Closed stumash closed 3 years ago
/cc @dcreager
Hi @stumash! There are a couple of GitHub features that can use a language's tree-sitter grammar, with more in the pipeline. The intent is that each of the features build on each other, with a hopefully reasonable amount of work for each one.
The first is syntax highlighting. Most languages are still syntax-highlighted on GitHub using TextMate grammars, as defined by linguist project. We've started moving languages over to use parser-based syntax highlighting using tree-sitter. There's a pretty good set of documentation for writing syntax highlight rules in this repo using tree-sitter's query syntax. Once you have the tree-sitter highlight
command generating syntax highlighting that you're happy with, we add the grammar repo to our internal syntax highlighting service and you're done.
The next step would be Code Navigation. What's currently deployed on GitHub is "fuzzy" or "ctags-like" Code Nav, where we do a very simple textual match of symbol names. We use the same query language to define the rules for extracting definitions and references from a source file, which we call "tagging". (@maxbrunsfeld, I'm realizing we don't have a nice dedicated docs section for tagging like we do for highlighting.) The tree-sitter tags
command looks for tagging queries to generate symbol lists, much like the tree-sitter highlight
command does for syntax highlighting. Once you've got tree-sitter tags
producing symbol lists you're happy with, we'd add the grammar to our Code Nav service, start indexing All The Repos, and Code Nav should light up for Scala code.
We also have a more precise version of Code Nav that will be coming Real Soon Now. That will follow a similar strategy, though using a more complex DSL for defining the "actual" name binding rules of your language. Part of the "Real Soon Now" is getting the tooling and documentation in place to make it clearer how to author this new DSL. In the meantime, to whet your appetite, I gave a talk at Strange Loop a couple of weeks ago that goes into detail about how the formalism works.
Hope this helps; please feel free to ask any follow-on questions if the documentation links above aren't as clear as they should be.
Wow awesome, and really cool talk. I'm looking forward to all of it!
So:
The tree-sitter-graph
project extends the query syntax of tree-sitter
. The new syntax lets you define rules to generate the nodes and edges of a "stack-graph
" from a parsed tree-sitter
AST. The stack-graph
can then be used on-demand to find a symbol's references or definition -- accurately.
The current way to add support for symbol resolution for a language on Github is to add a tags.scm
file to the language's specific tree-sitter
repo. The tags.scm
file contains tree-sitter
queries with special node labels. It lets us make symbol lists that are currently what make symbol resolution possible in simpler cases.

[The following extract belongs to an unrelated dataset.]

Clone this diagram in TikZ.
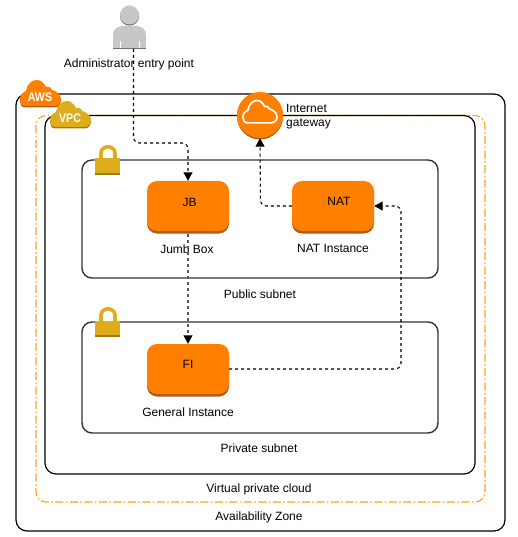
\documentclass[tikz,border=0pt]{standalone}
\usepackage{fontspec}
\setmainfont{Liberation Sans}
\usetikzlibrary{arrows.meta,positioning,shadows}

\definecolor{awsorange}{HTML}{FF8000}
\definecolor{awsdark}{HTML}{B25A14}
\definecolor{awsgold}{HTML}{DFAC1B}
\definecolor{golddark}{HTML}{9C7A14}
\definecolor{zoneorange}{HTML}{FFA310}
\definecolor{adminlight}{HTML}{C6C7C9}
\definecolor{admindark}{HTML}{6F7073}

\newcommand{\cloudpath}{(5,26) .. controls (1,26) and (0,22) .. (0,19) .. controls (0,15) and (3,12) .. (6,11) .. controls (7,4) and (12,0) .. (17,0) .. controls (21,0) and (24,3) .. (26,7) .. controls (28,6) and (31,7) .. (32,10) .. controls (37,11) and (41,15) .. (41,19) .. controls (41,23) and (38,26) .. (35,26) -- cycle}

\tikzset{
  outerbox/.style={draw=black, line width=1.2pt, rounded corners=11pt},
  subnetbox/.style={draw=black!80, line width=1.4pt, rounded corners=10pt},
  instance/.style={rectangle, fill=awsorange, rounded corners=10pt, minimum width=82pt, minimum height=50pt, inner sep=0pt,
    drop shadow={shadow xshift=0pt, shadow yshift=-2.5pt, fill=awsdark, opacity=1}},
  gateway/.style={circle, fill=awsorange, minimum size=46pt, inner sep=0pt,
    drop shadow={shadow xshift=0pt, shadow yshift=-1.5pt, fill=awsdark, opacity=1}},
  flow/.style={draw=black, line width=1.1pt, dash pattern=on 3pt off 3pt, rounded corners=6pt, -{Triangle[length=8.5pt,width=9pt,color=black]}},
  caption/.style={font=\fontsize{12}{14}\selectfont, inner sep=0pt},
  cloudtext/.style={font=\fontsize{12.5}{14}\selectfont\bfseries, text=white, inner sep=0pt, xscale=0.85},
}

\begin{document}
\begin{tikzpicture}[x=1pt, y=-1pt]

\useasboundingbox (0,0) rectangle (518,537);

% Boxes
\draw[zoneorange, line width=1.1pt, dash pattern=on 8pt off 2.5pt on 1.5pt off 2.5pt, rounded corners=10pt] (36,115.5) rectangle (485,502);
\draw[outerbox] (16,94) rectangle (505,531);
\draw[outerbox] (45,115.5) rectangle (475,474);
\draw[subnetbox] (82,160) rectangle (438,278);
\draw[subnetbox] (82,322) rectangle (438,433);

% Cloud badges
\fill[awsdark, shift={(20,81.5)}] \cloudpath;
\fill[awsorange, shift={(20,80)}] \cloudpath;
\node[cloudtext] (awsLabel) at (40,97) {AWS};
\fill[golddark, shift={(50,102.5)}] \cloudpath;
\fill[awsgold, shift={(50,101)}] \cloudpath;
\node[cloudtext] (vpcLabel) at (70,118.5) {VPC};

% Locks
\foreach \ly in {145,307} {
  \draw[awsgold, line width=3.6pt] (101,\ly+16) -- (101,\ly+8) arc[start angle=180, end angle=0, x radius=7, y radius=-6.2] -- (115,\ly+16);
  \fill[golddark] (95,\ly+24) rectangle (120,\ly+30);
  \fill[awsgold] (95,\ly+13.5) rectangle (120,\ly+28);
}

% Administrator
\node (adminHead) at (129.5,15) [circle, fill=adminlight, minimum size=19pt, inner sep=0pt, drop shadow={shadow xshift=0pt, shadow yshift=-1.2pt, fill=admindark, opacity=1}] {};
\fill[adminlight] (113,49) -- (113,35) .. controls (113,29) and (117,27) .. (122,26) -- (137,26) .. controls (142,27) and (146,29) .. (146,35) -- (146,49) -- cycle;
\fill[admindark] (113,48) rectangle (146,49.5);
\draw[white, line width=0.5pt] (120,41) -- (120,48) (139,41) -- (139,48);
\coordinate (adminFoot) at (133.5,49);
\node[caption] (adminLabel) at (129,64) {Administrator entry point};

% Instances
\node[instance] (JB) at (188,206) {};
\node[caption] (JBLabel) at (189.5,202.5) {JB};
\node[caption] (JBText) at (187,249) {Jumb Box};

\node[instance] (NAT) at (333,206) {};
\node[caption] (NATLabel) at (339,201.5) {NAT};
\node[caption] (NATText) at (333,248) {NAT Instance};

\node[instance] (FI) at (188,369) {};
\node[caption] (FILabel) at (188,364.5) {FI};
\node[caption] (FIText) at (188,412) {General Instance};

% Gateway
\node[gateway] (IGW) at (260,115) {};
\draw[white, line width=1.7pt, shift={(243,100.5)}, x=0.83pt, y=-0.86pt] \cloudpath;
\node[caption, align=left, anchor=north west, font=\fontsize{12}{14}\selectfont] (IGWLabel) at (286,104) {Internet\\gateway};

% Subnet and zone captions
\node[caption] (publicLabel) at (260,294) {Public subnet};
\node[caption] (privateLabel) at (259,448) {Private subnet};
\node[caption] (vpcText) at (259,489) {Virtual private cloud};
\node[caption] (zoneText) at (259,517.5) {Availability Zone};

% Connectors
\draw[flow] (adminFoot) -- (133.5,143) -- (188,143) -- (JB.north);
\draw[flow, draw=black!65] (JB.south) ++(0,2.5) -- (FI.north);
\draw[flow] (NAT.west) -- (260.5,206) -- (IGW.south);
\draw[flow] (FI.east) -- (401,369) -- (401,206) -- (NAT.east);

\end{tikzpicture}
\end{document}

Soon, it may be a different file using the new extended stack-graph
-generating syntax. This could potentially enable true arbitrarily complex symbol resolution for every inch of code on Github.
... did I get that right? 😅
Very very exciting.
An important problem though is that the tree-sitter grammar for Scala is very incomplete. If you run it on popular projects, you will get lots of ERROR nodes in the CST. Scala has complex lexical rules and lots of ambiguities in its grammar that are not resolved yet.
In fact it would be great to have some infrastructure for tree-sitter to run the different grammar on real projects and get statistics. We have something like this at R2C https://dashboard.semgrep.dev/ but it would be great to generalize this to any tree-sitter projects.
Hello @dcreager
Once you have the
tree-sitter highlight
command generating syntax highlighting that you're happy with, we add the grammar repo to our internal syntax highlighting service and you're done.
How do we know what is currently used by GitHub to perform syntax highlighting for a specific language? What is the process for updating it?
Also, is there a relationship between stack-graph and https://github.com/github/semantic? Is there a documentation page that tells language authors what are the possible levels of support for their language on GitHub (syntax highlighting, precise code navigation, actions, etc.) and what they need to do to get it?
Open Question
What work is left for Github to be able to use this project for its code navigation in Scala codebases?
According to this Github docs page, tree-sitter is what Github uses to support its code navigation features for languages like JS and Go. What features are not yet implemented in the Scala tree-sitter grammar that are needed for Github to be able to use it for code navigation?